- Promotional poster
- Directed by: Zaheer Goodman-Bhyat
- Screenplay by: Louw Venter
- Starring: Nico Panagio Louw Venter Casey B Dolan Kim Engelbrecht Casper de Vries
- Cinematography: Grant Appleton
- Edited by: Zelmari Degenaar
- Music by: Lionel Bastos
- Distributed by: United International Pictures
- Release date: 18 April 2014;
- Running time: 98 minutes
- Country: South Africa
- Languages: Afrikaans English

= Konfetti =

Konfetti is a 2014 South African romantic comedy film directed by Zaheer Goodman-Bhyat and written by Louw Venter. The film stars Nico Panagio, Venter and Casey B Dolan. The three are part of an inter-faith love triangle, between a Jewish woman (Dolan) and two Afrikaans men, her current fiancé (Panagio) and her ex-partner (Venter).
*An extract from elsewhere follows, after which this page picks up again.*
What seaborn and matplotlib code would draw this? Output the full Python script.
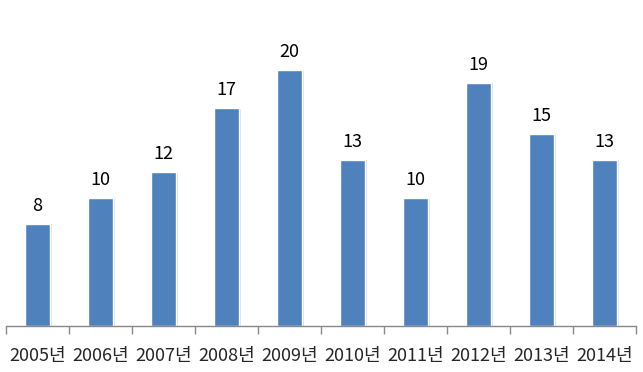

It was released theatrically in South Africa on 18 April 2014.

==Plot==
Jean (Panagio), is the handsome, career-driven and financially secure Afrikaner fiancé of Sheryl (Dolan), a beautiful Jewish and pragmatic woman that is stressed about her wedding. Lukas (Venter), the best man, is in disarray with his career, finances and drinking habit. He is also still in love with his ex-girlfriend, Sheryl, whom he cheated on with Bianca (Engelbrecht). At Jean and Sheryl's wedding in Stellenbosch, chaos ensues. Jean also cheats on Sheryl with Bianca and Lukas destroys the wedding with his drinking spree and antics. Eventually, Sheryl also comes to realise that she loves Lukas.

==Cast==
- Nico Panagio as Jean Vorster
- Louw Venter as Lukas Basson
- Case B Dolan as Sheryl Lieberman
- Kim Engelbrecht as Bianca Beekman
- Casper de Vries as Barry White

==Reception==
The film was one of the top performing local films at the box office in 2014.

The Weekend Argus reviewer Wendyl Martin praised the film as "beautifully South African." Martin continued "it's a film carried by its cast and wit, more than the plot."